*What needs to be done*.
Work out the number of lines containing "this". Give that number alone.

*Supplied data*.
---*---

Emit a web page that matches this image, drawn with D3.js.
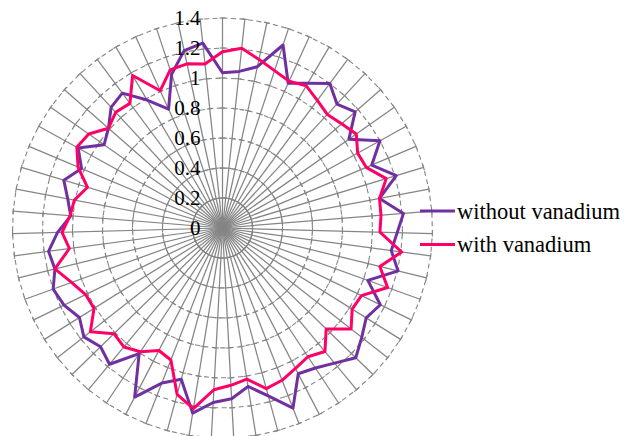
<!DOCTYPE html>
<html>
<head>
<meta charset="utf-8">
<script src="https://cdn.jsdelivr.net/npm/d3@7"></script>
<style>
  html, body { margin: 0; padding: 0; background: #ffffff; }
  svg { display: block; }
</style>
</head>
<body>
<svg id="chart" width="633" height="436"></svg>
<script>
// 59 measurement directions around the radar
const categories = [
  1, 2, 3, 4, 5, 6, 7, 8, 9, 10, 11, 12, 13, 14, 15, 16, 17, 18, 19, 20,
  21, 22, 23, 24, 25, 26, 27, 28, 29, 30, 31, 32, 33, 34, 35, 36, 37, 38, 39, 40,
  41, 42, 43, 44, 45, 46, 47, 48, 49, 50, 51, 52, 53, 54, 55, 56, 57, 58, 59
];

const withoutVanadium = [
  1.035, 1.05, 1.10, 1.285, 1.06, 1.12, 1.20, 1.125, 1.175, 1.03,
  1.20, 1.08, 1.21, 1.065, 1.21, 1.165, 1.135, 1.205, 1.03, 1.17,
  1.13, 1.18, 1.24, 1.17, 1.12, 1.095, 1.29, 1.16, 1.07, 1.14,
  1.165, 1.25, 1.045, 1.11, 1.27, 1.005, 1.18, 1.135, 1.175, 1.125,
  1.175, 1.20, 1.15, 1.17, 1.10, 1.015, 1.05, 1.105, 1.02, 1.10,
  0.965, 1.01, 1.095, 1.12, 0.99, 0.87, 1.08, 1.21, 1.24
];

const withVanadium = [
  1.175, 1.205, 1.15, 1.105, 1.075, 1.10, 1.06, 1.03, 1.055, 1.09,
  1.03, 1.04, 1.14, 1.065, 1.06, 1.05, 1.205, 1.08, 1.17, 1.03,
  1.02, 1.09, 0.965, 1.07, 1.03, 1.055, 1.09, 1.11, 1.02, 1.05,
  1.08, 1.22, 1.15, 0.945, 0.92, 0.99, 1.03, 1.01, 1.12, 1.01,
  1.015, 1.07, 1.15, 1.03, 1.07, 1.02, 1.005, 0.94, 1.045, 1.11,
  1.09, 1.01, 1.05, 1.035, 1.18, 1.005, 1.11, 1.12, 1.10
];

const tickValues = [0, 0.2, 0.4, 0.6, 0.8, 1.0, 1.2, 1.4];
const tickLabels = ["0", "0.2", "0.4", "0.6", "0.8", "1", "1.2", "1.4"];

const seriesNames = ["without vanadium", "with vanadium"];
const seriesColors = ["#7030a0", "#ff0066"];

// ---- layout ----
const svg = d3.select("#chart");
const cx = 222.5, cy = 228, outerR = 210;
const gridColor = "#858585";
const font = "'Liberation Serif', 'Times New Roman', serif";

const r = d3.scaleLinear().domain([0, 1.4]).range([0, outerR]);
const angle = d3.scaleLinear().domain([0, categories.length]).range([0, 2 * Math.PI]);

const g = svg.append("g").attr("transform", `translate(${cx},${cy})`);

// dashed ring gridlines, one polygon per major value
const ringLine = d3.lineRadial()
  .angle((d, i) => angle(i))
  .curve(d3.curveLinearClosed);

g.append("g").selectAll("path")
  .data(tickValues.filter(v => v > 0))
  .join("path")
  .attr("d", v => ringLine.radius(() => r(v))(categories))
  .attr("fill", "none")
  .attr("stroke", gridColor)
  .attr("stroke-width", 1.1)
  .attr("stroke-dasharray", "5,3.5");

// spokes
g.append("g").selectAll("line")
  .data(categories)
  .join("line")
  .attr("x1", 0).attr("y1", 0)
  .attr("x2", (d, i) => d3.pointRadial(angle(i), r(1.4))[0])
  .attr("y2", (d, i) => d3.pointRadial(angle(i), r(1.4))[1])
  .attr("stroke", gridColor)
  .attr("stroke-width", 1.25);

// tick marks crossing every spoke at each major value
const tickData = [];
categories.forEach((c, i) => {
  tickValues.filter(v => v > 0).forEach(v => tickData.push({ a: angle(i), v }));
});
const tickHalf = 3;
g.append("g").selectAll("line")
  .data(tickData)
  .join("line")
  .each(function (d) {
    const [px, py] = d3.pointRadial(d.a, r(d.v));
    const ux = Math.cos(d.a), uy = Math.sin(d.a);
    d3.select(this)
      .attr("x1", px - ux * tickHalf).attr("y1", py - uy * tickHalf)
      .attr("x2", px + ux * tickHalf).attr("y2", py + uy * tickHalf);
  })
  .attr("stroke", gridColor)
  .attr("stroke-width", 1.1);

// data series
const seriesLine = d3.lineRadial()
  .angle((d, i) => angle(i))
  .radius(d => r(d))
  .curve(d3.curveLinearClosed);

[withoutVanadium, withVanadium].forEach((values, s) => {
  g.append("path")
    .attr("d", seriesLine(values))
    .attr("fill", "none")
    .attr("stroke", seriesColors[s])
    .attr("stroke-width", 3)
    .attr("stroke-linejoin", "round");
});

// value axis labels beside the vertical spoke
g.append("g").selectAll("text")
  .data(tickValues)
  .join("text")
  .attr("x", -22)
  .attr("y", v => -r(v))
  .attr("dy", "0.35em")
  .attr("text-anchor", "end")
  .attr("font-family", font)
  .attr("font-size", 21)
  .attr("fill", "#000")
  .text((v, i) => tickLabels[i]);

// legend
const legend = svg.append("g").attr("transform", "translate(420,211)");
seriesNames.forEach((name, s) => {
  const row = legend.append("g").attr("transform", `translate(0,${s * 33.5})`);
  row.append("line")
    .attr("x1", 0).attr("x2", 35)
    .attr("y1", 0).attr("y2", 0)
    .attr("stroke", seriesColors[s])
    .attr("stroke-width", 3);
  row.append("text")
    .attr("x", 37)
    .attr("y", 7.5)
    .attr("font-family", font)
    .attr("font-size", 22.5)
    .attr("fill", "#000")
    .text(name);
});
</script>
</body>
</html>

---*---

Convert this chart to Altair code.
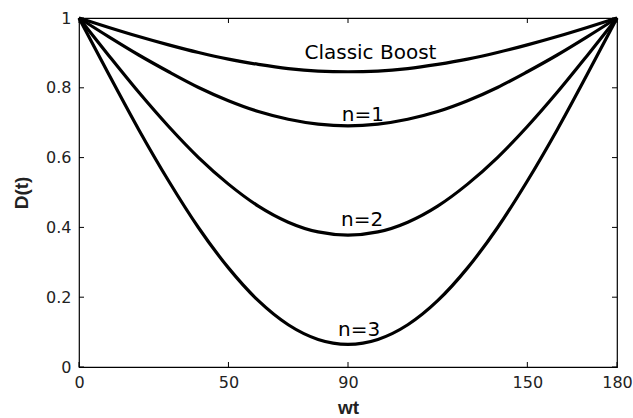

---*---

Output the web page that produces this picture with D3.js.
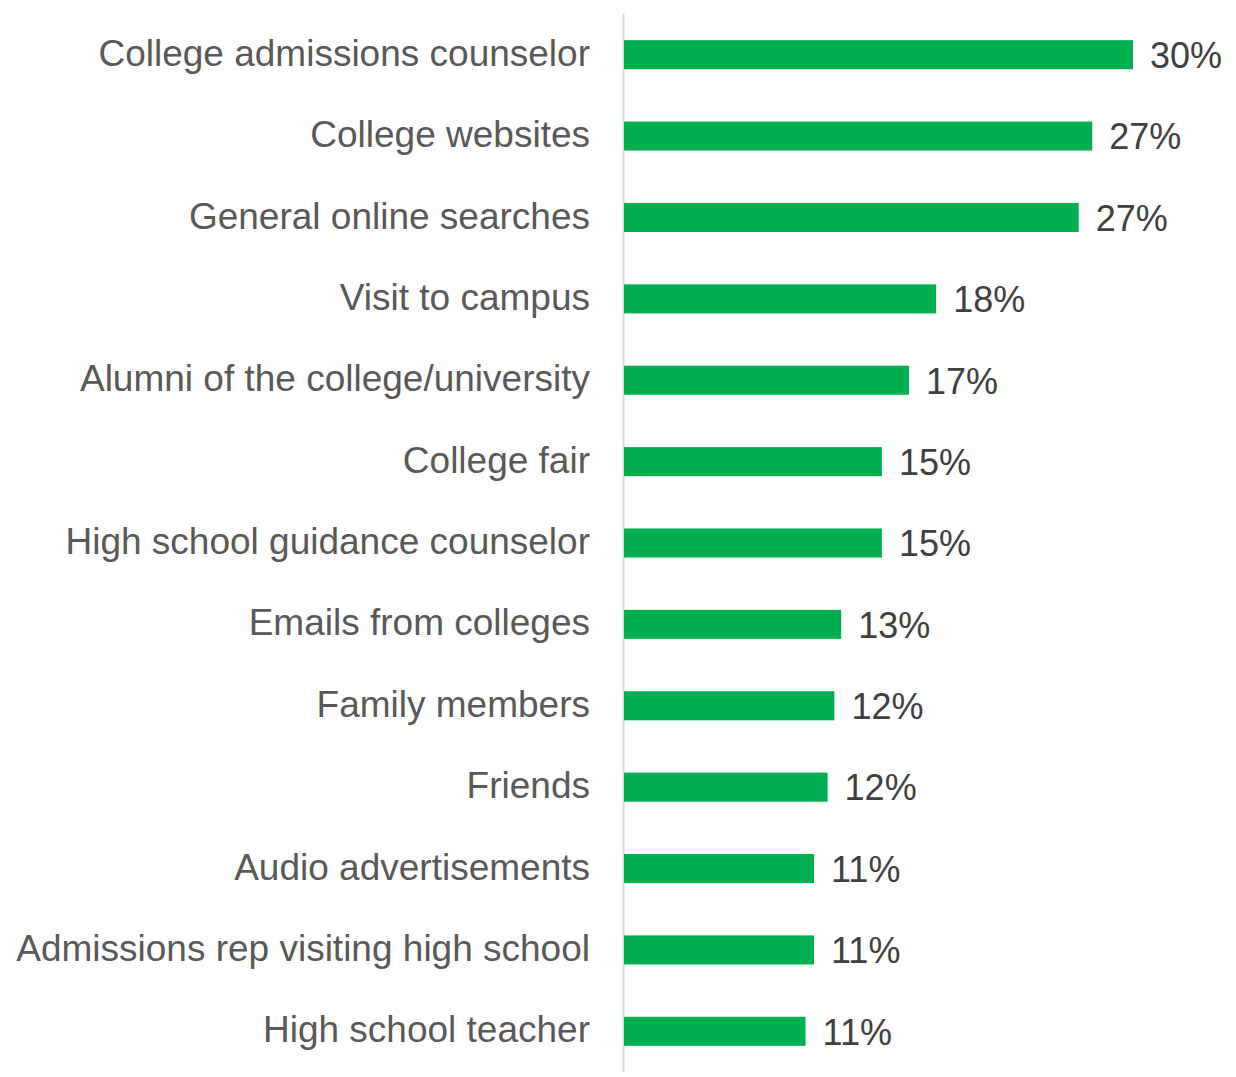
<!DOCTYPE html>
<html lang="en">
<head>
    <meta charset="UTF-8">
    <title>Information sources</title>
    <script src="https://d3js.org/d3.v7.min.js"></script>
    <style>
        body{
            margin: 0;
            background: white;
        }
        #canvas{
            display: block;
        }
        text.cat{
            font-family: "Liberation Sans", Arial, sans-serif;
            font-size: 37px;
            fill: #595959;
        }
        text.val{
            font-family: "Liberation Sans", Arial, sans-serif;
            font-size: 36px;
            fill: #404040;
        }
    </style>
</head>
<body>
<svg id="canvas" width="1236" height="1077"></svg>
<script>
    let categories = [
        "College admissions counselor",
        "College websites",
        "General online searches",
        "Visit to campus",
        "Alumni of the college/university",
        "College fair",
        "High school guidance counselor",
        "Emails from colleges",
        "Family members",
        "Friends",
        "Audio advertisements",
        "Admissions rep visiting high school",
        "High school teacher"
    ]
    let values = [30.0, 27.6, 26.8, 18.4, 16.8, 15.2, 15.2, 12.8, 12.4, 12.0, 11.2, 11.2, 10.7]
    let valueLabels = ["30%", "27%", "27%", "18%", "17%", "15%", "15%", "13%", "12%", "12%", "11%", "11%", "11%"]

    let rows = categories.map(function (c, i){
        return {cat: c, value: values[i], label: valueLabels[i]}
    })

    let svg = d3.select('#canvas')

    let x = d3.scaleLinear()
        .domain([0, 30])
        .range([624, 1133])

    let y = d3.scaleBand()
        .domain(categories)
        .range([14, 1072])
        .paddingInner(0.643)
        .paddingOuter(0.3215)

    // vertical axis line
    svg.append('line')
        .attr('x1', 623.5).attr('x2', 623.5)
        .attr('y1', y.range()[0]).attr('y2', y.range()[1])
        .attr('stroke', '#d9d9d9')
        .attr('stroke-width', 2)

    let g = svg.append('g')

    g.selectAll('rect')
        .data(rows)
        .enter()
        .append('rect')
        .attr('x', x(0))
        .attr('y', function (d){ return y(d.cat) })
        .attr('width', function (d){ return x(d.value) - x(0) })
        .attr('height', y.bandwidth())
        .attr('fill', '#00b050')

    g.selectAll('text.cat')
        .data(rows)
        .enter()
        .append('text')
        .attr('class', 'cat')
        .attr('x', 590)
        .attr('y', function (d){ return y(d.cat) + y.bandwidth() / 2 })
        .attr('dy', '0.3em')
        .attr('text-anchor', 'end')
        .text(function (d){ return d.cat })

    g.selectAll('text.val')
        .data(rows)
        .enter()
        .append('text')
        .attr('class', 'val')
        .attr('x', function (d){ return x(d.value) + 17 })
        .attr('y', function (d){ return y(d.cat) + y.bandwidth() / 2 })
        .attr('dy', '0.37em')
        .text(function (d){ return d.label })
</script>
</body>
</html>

---*---

*Finished answer*.
4